§ **Instructions to follow**
Of the lines listed below, how many contain the string "that"? Answer with the number alone.
=-=-=-=-=
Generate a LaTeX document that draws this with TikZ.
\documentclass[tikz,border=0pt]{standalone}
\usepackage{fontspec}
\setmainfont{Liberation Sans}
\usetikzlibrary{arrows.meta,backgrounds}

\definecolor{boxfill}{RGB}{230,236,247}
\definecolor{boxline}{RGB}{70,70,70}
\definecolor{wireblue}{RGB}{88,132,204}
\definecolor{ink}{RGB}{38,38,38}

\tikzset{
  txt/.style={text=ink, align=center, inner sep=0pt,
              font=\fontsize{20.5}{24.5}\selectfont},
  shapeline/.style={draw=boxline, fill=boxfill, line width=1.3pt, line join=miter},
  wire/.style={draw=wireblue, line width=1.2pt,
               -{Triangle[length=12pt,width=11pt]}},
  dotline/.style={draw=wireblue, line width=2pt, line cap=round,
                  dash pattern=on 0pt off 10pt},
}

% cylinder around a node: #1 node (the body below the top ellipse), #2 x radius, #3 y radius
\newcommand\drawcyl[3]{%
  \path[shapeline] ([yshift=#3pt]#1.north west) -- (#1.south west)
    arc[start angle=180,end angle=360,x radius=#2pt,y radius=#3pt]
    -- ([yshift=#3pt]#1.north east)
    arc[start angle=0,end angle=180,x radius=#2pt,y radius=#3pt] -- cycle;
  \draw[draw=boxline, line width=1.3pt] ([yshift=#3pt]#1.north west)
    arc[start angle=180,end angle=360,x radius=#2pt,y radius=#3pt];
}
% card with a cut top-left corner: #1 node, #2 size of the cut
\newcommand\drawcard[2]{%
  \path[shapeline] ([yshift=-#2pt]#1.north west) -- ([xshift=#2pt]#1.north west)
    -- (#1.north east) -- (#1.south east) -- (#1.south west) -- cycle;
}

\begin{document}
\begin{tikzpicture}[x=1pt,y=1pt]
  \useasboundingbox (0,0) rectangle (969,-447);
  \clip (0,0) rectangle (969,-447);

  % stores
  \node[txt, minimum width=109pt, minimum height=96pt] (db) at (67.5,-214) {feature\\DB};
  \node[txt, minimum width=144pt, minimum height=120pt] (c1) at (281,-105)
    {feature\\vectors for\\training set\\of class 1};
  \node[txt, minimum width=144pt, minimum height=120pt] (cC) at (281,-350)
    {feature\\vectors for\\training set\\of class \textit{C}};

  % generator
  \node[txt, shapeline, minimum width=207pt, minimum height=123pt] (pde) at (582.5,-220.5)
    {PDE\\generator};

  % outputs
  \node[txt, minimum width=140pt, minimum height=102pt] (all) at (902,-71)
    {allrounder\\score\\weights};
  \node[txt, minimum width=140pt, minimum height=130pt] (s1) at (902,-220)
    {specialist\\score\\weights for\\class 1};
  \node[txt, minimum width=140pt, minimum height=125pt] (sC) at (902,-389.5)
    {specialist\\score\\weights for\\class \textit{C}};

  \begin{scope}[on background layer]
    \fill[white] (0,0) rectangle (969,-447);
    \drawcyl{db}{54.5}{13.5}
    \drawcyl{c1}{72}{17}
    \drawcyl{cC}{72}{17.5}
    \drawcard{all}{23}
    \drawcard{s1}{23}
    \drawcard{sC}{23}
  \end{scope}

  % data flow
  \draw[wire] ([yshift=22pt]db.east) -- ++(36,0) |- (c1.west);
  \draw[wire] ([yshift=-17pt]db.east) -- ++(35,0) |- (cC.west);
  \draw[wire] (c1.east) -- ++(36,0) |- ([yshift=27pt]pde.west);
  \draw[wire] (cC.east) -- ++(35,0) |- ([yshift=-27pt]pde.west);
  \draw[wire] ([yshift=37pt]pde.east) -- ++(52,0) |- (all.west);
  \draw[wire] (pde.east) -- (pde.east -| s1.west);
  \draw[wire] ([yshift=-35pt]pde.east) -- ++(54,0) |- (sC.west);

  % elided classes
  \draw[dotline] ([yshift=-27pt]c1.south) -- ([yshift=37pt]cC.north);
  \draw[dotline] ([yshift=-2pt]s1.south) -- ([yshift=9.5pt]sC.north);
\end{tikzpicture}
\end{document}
=-=-=-=-=
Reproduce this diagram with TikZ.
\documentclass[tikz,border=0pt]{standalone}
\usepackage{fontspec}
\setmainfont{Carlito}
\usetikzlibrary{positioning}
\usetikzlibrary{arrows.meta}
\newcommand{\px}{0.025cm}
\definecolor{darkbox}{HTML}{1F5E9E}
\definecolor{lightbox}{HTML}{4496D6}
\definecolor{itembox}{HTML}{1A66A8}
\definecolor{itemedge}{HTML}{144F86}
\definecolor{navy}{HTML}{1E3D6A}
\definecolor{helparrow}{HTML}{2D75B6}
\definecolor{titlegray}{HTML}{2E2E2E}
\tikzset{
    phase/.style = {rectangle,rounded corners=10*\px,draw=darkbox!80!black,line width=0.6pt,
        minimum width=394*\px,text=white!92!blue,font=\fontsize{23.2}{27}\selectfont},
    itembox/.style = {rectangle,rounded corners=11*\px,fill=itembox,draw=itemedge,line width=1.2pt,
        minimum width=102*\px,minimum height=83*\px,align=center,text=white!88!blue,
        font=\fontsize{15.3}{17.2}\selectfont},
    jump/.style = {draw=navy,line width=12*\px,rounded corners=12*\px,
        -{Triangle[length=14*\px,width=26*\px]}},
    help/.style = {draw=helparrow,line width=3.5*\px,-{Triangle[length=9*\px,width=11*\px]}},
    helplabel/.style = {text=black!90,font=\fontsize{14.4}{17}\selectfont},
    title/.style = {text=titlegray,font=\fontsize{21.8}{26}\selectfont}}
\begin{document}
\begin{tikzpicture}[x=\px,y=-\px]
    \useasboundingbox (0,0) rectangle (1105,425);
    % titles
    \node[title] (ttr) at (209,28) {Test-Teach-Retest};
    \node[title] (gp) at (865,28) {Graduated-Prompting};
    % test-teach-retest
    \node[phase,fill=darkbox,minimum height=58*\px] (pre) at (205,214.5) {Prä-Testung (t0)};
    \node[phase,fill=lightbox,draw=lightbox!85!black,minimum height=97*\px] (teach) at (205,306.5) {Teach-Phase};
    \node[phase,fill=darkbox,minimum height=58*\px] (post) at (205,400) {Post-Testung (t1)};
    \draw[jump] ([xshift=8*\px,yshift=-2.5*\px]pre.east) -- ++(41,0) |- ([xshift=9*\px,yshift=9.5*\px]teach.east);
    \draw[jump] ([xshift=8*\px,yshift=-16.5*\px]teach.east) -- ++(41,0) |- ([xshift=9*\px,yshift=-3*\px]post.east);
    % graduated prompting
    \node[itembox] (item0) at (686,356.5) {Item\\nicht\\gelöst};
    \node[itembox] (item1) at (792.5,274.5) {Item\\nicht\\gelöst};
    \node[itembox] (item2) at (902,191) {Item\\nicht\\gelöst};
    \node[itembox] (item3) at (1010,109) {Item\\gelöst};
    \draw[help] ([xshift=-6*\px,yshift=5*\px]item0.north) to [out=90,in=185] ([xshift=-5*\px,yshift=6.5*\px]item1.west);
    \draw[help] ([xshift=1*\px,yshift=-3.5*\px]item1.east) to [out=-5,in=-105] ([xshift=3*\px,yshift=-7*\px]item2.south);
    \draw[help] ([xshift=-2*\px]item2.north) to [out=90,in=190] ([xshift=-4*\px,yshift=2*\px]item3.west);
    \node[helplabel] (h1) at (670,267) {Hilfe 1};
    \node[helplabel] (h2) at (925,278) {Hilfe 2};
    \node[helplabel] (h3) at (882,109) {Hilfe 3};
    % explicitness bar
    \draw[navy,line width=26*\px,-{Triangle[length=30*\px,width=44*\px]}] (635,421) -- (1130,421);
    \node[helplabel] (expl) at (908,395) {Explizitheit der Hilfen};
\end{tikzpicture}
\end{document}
=-=-=-=-=
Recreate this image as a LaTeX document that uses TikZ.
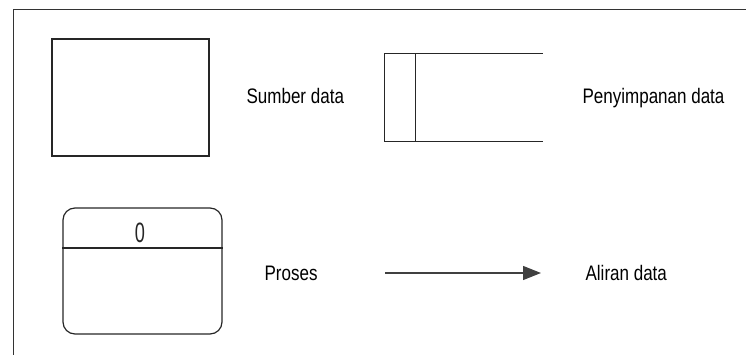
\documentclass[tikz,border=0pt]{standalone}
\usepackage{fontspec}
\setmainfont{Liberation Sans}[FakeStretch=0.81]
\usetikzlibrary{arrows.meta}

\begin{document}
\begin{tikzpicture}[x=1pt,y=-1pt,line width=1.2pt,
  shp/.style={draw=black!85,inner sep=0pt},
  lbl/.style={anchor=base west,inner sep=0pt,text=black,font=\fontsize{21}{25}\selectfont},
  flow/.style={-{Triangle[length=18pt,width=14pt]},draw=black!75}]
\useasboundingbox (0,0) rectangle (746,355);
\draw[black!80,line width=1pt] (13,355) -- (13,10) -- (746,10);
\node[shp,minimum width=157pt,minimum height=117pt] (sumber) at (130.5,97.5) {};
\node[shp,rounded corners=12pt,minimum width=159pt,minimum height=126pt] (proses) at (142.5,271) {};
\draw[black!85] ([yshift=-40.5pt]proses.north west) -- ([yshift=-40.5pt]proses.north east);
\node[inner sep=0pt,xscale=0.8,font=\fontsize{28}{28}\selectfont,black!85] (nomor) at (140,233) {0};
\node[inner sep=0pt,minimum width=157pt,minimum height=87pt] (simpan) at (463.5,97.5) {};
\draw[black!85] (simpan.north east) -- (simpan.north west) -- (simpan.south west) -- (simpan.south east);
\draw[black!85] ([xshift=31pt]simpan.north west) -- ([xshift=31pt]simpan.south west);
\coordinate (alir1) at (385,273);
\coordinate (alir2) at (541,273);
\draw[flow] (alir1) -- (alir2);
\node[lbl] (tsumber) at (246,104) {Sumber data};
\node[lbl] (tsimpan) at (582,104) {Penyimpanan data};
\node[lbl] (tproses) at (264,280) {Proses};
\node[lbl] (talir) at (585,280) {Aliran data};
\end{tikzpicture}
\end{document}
=-=-=-=-=
§ **Result of the exercise**
2